WHAT TO DO: Return the entries below verbatim. Pictures stay out.

EXERCISE DATA:
## begin

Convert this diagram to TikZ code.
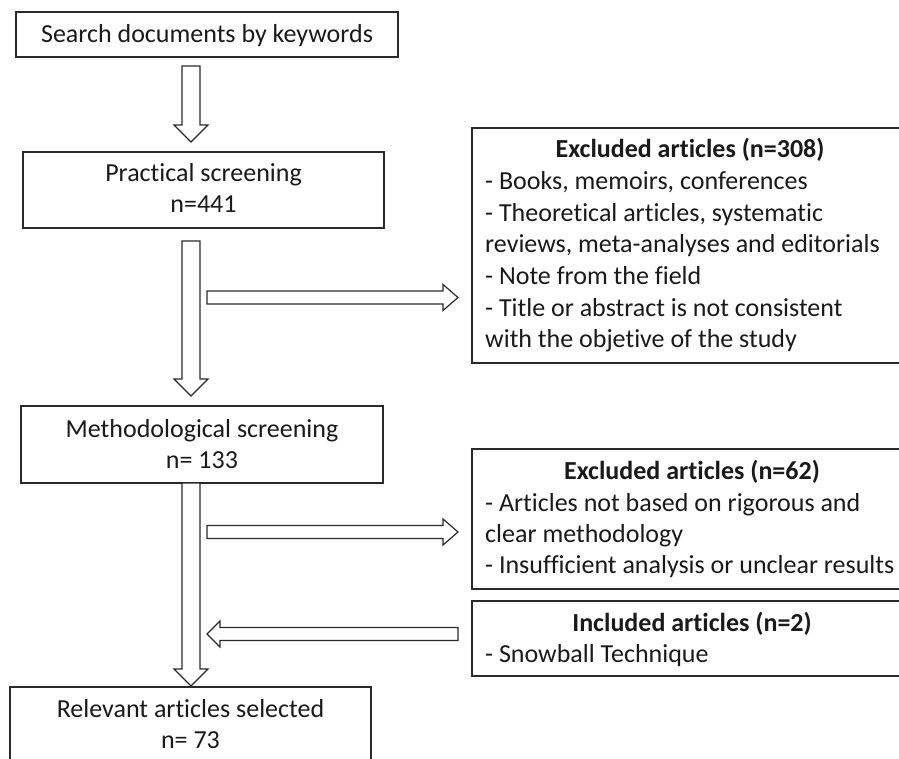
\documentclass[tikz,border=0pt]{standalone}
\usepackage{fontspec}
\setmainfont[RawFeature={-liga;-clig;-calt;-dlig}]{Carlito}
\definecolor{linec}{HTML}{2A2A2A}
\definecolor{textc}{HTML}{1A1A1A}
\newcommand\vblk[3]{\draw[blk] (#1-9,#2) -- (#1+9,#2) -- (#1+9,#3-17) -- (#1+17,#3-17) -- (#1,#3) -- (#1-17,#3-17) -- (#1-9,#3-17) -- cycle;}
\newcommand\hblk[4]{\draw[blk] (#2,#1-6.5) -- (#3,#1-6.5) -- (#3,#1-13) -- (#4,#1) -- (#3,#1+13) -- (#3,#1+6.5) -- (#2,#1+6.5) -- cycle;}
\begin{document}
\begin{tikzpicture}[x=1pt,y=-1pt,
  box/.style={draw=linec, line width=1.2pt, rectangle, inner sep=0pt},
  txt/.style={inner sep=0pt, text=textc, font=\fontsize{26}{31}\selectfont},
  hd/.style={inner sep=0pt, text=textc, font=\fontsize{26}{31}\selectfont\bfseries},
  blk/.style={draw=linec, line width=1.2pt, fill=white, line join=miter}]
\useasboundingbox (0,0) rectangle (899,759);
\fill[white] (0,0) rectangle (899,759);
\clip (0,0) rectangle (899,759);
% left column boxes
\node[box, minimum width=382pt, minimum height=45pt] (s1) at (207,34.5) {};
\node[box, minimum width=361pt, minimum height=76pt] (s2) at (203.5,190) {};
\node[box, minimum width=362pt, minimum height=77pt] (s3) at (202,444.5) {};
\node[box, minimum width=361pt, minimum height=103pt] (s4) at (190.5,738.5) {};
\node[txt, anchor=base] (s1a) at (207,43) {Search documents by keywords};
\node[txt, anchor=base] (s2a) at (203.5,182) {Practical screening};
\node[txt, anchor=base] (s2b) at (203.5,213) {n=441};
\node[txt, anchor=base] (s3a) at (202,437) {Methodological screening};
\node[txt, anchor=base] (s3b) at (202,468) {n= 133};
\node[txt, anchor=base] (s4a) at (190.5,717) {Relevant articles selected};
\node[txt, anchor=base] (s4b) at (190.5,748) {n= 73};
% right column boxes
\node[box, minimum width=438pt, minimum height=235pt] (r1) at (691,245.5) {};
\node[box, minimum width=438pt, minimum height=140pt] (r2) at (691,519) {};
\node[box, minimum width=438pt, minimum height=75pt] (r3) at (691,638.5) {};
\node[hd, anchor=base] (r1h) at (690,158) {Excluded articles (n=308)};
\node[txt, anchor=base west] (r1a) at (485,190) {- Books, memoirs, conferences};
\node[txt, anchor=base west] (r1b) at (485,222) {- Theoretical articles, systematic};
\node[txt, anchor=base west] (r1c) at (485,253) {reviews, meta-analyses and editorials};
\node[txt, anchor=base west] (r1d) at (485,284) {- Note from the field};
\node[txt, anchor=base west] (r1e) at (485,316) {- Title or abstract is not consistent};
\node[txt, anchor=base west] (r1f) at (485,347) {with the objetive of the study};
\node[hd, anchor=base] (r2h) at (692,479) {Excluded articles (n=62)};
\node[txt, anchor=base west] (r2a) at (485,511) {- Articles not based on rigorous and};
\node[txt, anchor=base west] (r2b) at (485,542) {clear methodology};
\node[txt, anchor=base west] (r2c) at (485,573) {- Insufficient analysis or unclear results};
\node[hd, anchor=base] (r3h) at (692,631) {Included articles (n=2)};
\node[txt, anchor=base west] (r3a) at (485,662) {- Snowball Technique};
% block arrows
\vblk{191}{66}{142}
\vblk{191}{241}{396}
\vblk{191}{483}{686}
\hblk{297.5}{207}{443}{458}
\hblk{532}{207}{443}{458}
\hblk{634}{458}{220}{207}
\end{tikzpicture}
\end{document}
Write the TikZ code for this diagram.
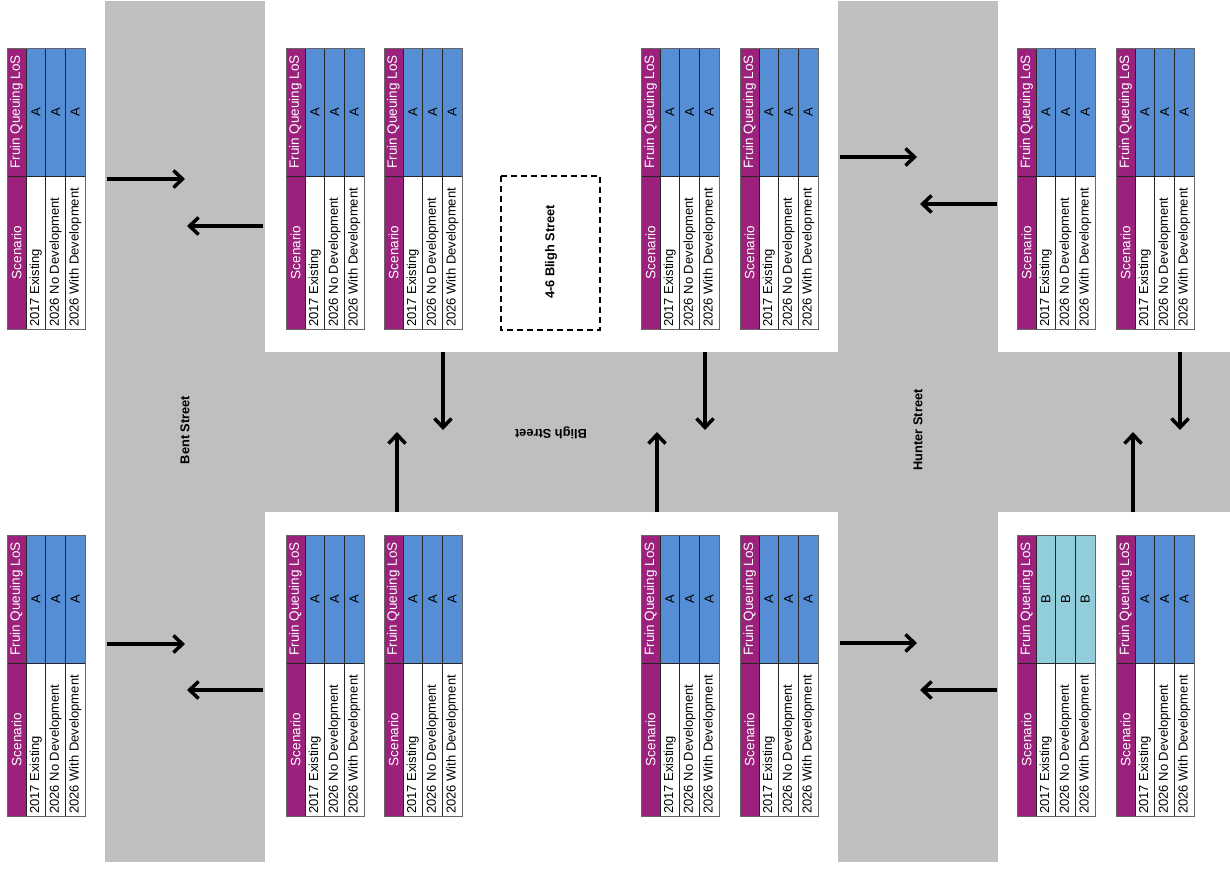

## end

SOLUTION BELOW:
Convert this diagram to TikZ code.
\documentclass[tikz,border=0pt]{standalone}
\usepackage{fontspec}
\setmainfont[RawFeature={-liga;-clig;-calt;-dlig}]{Carlito}
\definecolor{linec}{HTML}{2A2A2A}
\definecolor{textc}{HTML}{1A1A1A}
\newcommand\vblk[3]{\draw[blk] (#1-9,#2) -- (#1+9,#2) -- (#1+9,#3-17) -- (#1+17,#3-17) -- (#1,#3) -- (#1-17,#3-17) -- (#1-9,#3-17) -- cycle;}
\newcommand\hblk[4]{\draw[blk] (#2,#1-6.5) -- (#3,#1-6.5) -- (#3,#1-13) -- (#4,#1) -- (#3,#1+13) -- (#3,#1+6.5) -- (#2,#1+6.5) -- cycle;}
\begin{document}
\begin{tikzpicture}[x=1pt,y=-1pt,
  box/.style={draw=linec, line width=1.2pt, rectangle, inner sep=0pt},
  txt/.style={inner sep=0pt, text=textc, font=\fontsize{26}{31}\selectfont},
  hd/.style={inner sep=0pt, text=textc, font=\fontsize{26}{31}\selectfont\bfseries},
  blk/.style={draw=linec, line width=1.2pt, fill=white, line join=miter}]
\useasboundingbox (0,0) rectangle (899,759);
\fill[white] (0,0) rectangle (899,759);
\clip (0,0) rectangle (899,759);
% left column boxes
\node[box, minimum width=382pt, minimum height=45pt] (s1) at (207,34.5) {};
\node[box, minimum width=361pt, minimum height=76pt] (s2) at (203.5,190) {};
\node[box, minimum width=362pt, minimum height=77pt] (s3) at (202,444.5) {};
\node[box, minimum width=361pt, minimum height=103pt] (s4) at (190.5,738.5) {};
\node[txt, anchor=base] (s1a) at (207,43) {Search documents by keywords};
\node[txt, anchor=base] (s2a) at (203.5,182) {Practical screening};
\node[txt, anchor=base] (s2b) at (203.5,213) {n=441};
\node[txt, anchor=base] (s3a) at (202,437) {Methodological screening};
\node[txt, anchor=base] (s3b) at (202,468) {n= 133};
\node[txt, anchor=base] (s4a) at (190.5,717) {Relevant articles selected};
\node[txt, anchor=base] (s4b) at (190.5,748) {n= 73};
% right column boxes
\node[box, minimum width=438pt, minimum height=235pt] (r1) at (691,245.5) {};
\node[box, minimum width=438pt, minimum height=140pt] (r2) at (691,519) {};
\node[box, minimum width=438pt, minimum height=75pt] (r3) at (691,638.5) {};
\node[hd, anchor=base] (r1h) at (690,158) {Excluded articles (n=308)};
\node[txt, anchor=base west] (r1a) at (485,190) {- Books, memoirs, conferences};
\node[txt, anchor=base west] (r1b) at (485,222) {- Theoretical articles, systematic};
\node[txt, anchor=base west] (r1c) at (485,253) {reviews, meta-analyses and editorials};
\node[txt, anchor=base west] (r1d) at (485,284) {- Note from the field};
\node[txt, anchor=base west] (r1e) at (485,316) {- Title or abstract is not consistent};
\node[txt, anchor=base west] (r1f) at (485,347) {with the objetive of the study};
\node[hd, anchor=base] (r2h) at (692,479) {Excluded articles (n=62)};
\node[txt, anchor=base west] (r2a) at (485,511) {- Articles not based on rigorous and};
\node[txt, anchor=base west] (r2b) at (485,542) {clear methodology};
\node[txt, anchor=base west] (r2c) at (485,573) {- Insufficient analysis or unclear results};
\node[hd, anchor=base] (r3h) at (692,631) {Included articles (n=2)};
\node[txt, anchor=base west] (r3a) at (485,662) {- Snowball Technique};
% block arrows
\vblk{191}{66}{142}
\vblk{191}{241}{396}
\vblk{191}{483}{686}
\hblk{297.5}{207}{443}{458}
\hblk{532}{207}{443}{458}
\hblk{634}{458}{220}{207}
\end{tikzpicture}
\end{document}
Write the TikZ code for this diagram.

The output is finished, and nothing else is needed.